**Exercise directions:** Output the first line of the listing and each line after it, up to and including the line that contains "import * as", exactly as written, minus the pictures.

**Dataset section:**
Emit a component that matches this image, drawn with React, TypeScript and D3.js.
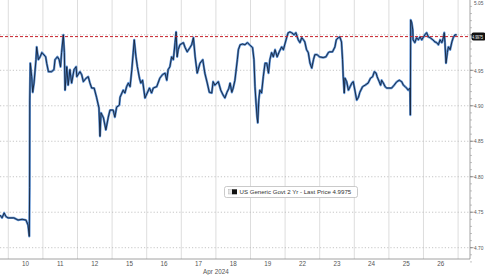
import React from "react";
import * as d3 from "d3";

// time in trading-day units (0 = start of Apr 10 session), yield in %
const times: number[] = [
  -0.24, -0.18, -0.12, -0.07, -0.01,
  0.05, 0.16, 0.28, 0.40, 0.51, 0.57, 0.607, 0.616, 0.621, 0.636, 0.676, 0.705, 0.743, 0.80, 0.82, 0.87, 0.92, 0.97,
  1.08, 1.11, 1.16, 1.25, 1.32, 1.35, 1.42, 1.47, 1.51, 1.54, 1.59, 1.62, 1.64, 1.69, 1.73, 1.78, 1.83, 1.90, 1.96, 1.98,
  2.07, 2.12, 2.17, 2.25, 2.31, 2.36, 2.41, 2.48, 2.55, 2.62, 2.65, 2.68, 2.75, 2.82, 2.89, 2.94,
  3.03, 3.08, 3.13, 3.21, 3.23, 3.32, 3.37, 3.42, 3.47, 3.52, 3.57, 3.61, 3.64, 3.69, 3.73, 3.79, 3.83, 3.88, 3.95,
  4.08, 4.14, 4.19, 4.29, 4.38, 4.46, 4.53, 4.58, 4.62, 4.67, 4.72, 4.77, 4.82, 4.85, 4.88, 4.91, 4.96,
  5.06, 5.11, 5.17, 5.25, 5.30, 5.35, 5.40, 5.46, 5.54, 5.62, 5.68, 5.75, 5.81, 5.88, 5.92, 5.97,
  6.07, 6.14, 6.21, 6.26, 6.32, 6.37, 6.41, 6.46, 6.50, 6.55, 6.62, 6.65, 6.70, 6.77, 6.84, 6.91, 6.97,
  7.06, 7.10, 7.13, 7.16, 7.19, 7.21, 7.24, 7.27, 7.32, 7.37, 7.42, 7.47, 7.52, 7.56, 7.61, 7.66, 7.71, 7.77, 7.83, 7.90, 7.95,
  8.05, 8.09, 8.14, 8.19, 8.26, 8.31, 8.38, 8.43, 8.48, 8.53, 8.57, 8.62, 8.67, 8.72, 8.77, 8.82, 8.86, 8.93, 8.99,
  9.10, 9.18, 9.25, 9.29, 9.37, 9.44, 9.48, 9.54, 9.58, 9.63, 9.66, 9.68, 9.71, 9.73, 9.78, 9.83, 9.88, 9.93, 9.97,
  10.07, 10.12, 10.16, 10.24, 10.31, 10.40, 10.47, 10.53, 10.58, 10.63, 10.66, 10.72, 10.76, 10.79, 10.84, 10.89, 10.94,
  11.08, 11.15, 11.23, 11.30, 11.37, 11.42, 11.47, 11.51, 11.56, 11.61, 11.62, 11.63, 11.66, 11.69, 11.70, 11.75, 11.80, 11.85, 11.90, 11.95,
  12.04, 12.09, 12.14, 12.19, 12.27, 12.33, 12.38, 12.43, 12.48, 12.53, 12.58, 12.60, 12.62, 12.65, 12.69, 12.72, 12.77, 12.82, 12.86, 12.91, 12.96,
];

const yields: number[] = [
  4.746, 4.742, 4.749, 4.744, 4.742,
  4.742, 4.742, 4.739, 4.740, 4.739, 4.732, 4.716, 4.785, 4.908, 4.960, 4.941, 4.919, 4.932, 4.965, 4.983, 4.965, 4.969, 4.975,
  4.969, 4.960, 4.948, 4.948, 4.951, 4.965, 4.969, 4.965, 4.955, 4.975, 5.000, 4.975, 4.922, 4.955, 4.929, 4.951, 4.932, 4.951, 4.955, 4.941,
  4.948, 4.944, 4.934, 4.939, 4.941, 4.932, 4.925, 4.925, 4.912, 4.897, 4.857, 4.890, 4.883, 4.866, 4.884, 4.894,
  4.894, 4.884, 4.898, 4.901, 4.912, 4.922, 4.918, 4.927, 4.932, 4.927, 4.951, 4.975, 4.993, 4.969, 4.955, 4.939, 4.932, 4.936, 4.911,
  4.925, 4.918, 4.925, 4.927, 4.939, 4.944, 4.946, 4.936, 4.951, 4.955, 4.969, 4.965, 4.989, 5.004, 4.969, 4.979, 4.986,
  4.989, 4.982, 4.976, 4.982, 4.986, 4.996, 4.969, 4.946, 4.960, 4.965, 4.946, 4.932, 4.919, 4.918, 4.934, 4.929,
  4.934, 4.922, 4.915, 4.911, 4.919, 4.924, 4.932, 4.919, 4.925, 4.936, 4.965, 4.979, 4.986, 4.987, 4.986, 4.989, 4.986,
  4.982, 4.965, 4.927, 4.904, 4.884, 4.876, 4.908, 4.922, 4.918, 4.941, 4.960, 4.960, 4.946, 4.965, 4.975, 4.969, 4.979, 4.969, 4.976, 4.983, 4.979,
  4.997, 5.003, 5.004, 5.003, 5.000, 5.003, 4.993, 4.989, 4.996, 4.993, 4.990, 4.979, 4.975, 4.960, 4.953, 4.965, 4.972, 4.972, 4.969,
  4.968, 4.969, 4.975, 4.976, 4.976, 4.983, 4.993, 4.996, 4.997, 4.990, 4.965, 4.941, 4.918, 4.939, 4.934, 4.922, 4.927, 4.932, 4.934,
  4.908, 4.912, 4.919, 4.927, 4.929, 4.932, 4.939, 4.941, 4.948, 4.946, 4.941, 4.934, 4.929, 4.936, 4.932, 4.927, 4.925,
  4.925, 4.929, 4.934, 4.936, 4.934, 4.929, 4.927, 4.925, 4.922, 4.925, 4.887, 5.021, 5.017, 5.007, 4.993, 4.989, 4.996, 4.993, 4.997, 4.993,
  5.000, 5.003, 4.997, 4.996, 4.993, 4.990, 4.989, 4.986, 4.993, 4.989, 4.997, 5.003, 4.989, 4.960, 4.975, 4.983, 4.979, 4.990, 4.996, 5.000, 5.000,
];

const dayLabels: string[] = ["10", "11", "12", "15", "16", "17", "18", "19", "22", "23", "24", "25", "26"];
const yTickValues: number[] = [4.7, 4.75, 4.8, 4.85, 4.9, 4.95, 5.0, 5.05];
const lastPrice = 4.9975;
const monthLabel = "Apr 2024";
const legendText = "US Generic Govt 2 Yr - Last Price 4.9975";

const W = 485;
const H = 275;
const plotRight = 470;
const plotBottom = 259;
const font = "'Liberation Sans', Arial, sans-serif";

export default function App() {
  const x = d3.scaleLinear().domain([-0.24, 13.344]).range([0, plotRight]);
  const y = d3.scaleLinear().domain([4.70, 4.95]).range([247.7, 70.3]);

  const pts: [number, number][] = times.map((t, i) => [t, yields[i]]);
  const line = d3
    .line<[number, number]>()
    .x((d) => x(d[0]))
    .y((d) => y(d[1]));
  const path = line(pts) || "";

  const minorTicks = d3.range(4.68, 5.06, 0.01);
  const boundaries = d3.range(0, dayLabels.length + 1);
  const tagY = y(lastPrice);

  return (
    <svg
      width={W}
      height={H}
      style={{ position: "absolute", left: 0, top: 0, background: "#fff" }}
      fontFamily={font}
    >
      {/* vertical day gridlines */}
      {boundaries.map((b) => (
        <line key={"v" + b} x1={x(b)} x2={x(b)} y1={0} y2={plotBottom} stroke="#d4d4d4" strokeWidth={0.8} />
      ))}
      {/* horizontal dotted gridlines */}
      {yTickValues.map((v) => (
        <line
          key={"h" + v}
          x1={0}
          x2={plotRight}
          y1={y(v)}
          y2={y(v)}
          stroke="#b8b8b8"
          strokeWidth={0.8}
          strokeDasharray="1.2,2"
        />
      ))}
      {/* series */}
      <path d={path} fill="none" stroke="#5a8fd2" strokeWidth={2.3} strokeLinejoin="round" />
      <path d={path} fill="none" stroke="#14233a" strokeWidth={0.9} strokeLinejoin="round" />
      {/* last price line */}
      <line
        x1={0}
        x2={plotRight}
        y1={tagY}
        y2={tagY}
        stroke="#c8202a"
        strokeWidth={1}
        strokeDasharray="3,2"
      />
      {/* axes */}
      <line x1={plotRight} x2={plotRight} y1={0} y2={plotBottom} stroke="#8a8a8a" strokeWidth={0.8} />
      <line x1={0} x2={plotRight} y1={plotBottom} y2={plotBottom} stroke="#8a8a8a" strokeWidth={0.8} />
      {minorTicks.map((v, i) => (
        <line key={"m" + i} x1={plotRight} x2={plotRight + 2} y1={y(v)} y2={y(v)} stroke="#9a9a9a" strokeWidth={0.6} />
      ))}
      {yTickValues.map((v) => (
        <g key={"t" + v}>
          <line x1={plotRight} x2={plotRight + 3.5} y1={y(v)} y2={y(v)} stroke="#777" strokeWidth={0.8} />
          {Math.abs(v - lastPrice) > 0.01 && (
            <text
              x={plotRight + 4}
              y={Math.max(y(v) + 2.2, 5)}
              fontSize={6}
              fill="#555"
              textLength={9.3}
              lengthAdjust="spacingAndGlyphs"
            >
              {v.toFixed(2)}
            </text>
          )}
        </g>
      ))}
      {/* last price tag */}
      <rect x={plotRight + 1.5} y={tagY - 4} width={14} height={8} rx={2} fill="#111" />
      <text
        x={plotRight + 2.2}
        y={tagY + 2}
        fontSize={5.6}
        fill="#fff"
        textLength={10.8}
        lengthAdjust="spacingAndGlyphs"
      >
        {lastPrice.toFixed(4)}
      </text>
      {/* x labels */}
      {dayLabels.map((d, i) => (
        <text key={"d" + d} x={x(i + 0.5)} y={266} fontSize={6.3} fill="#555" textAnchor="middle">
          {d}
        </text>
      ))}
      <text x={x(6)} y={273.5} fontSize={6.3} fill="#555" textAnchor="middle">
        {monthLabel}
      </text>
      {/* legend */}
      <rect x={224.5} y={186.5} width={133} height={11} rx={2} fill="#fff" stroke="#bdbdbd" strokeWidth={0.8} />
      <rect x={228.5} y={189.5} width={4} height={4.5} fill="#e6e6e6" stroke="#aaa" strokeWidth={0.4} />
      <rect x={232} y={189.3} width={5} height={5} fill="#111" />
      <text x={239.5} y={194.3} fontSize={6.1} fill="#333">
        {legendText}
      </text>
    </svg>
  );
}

**Complete response:**
Emit a component that matches this image, drawn with React, TypeScript and D3.js.
import React from "react";
import * as d3 from "d3";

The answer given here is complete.